Zuppa Toscana (Olive Garden 1)
While searching for other Tuscan soup recipes on the Internet, I found that many people search for the Zuppa Toscana that the Olive Garden restaurants in the U.S. carry on their menu. The actual recipe is not known but many have tried to duplicate it; here is one version. On her site, Julie Rogers attributes this copycat recipe to Kim Boatman, who included it in her "Home Plates" column in the Food Section of the San Jose Mercury News.
Or try the original Olive Garden Zuppa Toscana recipe.

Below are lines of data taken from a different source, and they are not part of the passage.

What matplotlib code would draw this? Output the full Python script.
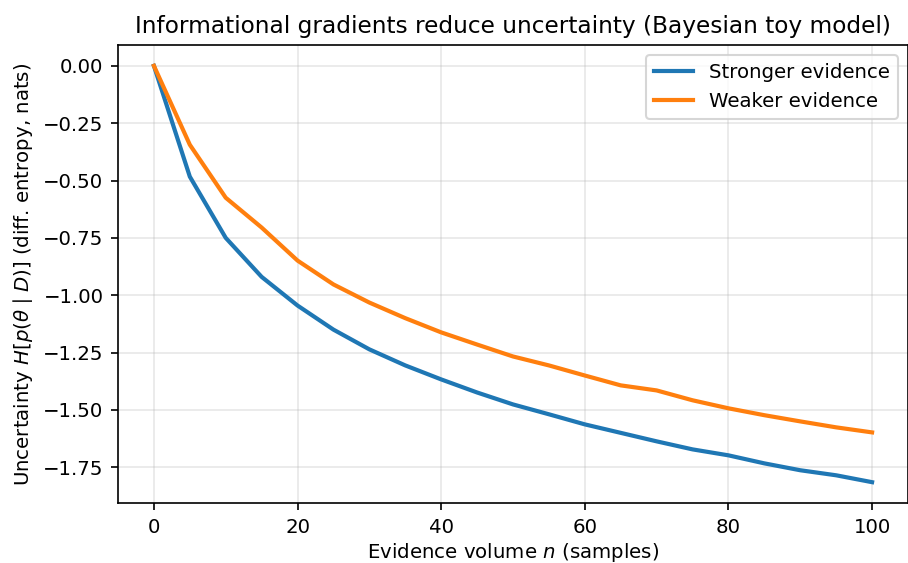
import matplotlib
matplotlib.use("Agg")
import matplotlib.pyplot as plt

n = [0, 5, 10, 15, 20, 25, 30, 35, 40, 45, 50, 55, 60, 65, 70, 75, 80, 85, 90, 95, 100]
stronger = [0.0, -0.483, -0.75, -0.92, -1.045, -1.15, -1.236, -1.306, -1.367, -1.424, -1.476,
            -1.519, -1.563, -1.60, -1.637, -1.672, -1.698, -1.733, -1.763, -1.785, -1.815]
weaker = [0.0, -0.344, -0.575, -0.705, -0.849, -0.953, -1.032, -1.10, -1.162, -1.215, -1.267,
          -1.306, -1.35, -1.393, -1.415, -1.458, -1.493, -1.523, -1.55, -1.576, -1.598]

plt.rcParams['font.size'] = 9.5

fig, ax = plt.subplots(figsize=(9.09 / 1.5, 5.63 / 1.5), dpi=150)
ax.plot(n, stronger, color="#1f77b4", lw=2, label="Stronger evidence")
ax.plot(n, weaker, color="#ff7f0e", lw=2, label="Weaker evidence")
ax.grid(True, alpha=0.3)
ax.set_xlabel(r"Evidence volume $n$ (samples)", labelpad=2)
ax.set_ylabel(r"Uncertainty $H[p(\theta\mid D)]$ (diff. entropy, nats)")
ax.set_title("Informational gradients reduce uncertainty (Bayesian toy model)", fontsize=11.2)
ax.legend(loc="upper right")
fig.subplots_adjust(left=118 / 909, right=908 / 909, top=1 - 45 / 563, bottom=1 - 503 / 563)
fig.savefig("out.png", dpi=150)
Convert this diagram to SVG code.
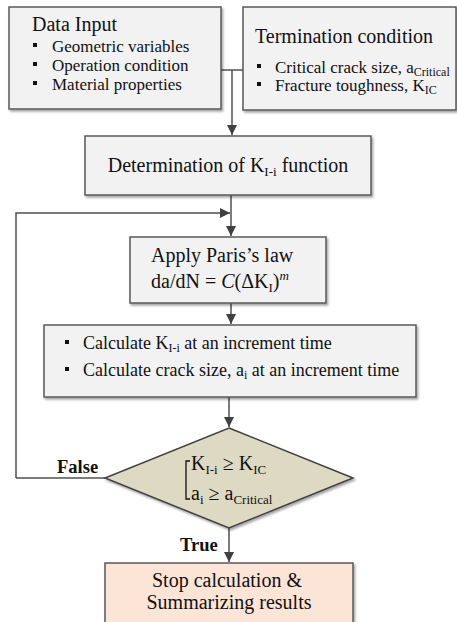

- 1 1/2 cups spicy sausage links
- 3/4 cups onions, diced
- 6 slices bacon
- 1 1/2 tsp. minced garlic
- 2 tbsp. chicken bouillion powder (or 2 cubes, crushed)
- 1 quart water
- 2 medium potatoes sliced up and then halve the slices
- 2 cups kale leaves sliced thinly (spinach can be substituted)
- 1/3 cup heavy whipping cream (try fat free half and half)
- parmesan cheese for garnish
- Preheat oven to 300°F (150°C). Place sausage links on a sheet pan and bake 25 minutes or until done. Cool, then cut in slices, then halve the slices.
- Put onions and bacon in a large saucepan and cook over medium heat until the onions are almost clear. Remove bacon and crumble.
- Add garlic to onions and cook one minute. Add bouillon powder, water and potatoes. Simmer 15 minutes.
- Add bacon, sausage, kale and cream. Simmer 4 minutes and serve. Garnish with parmesan cheese.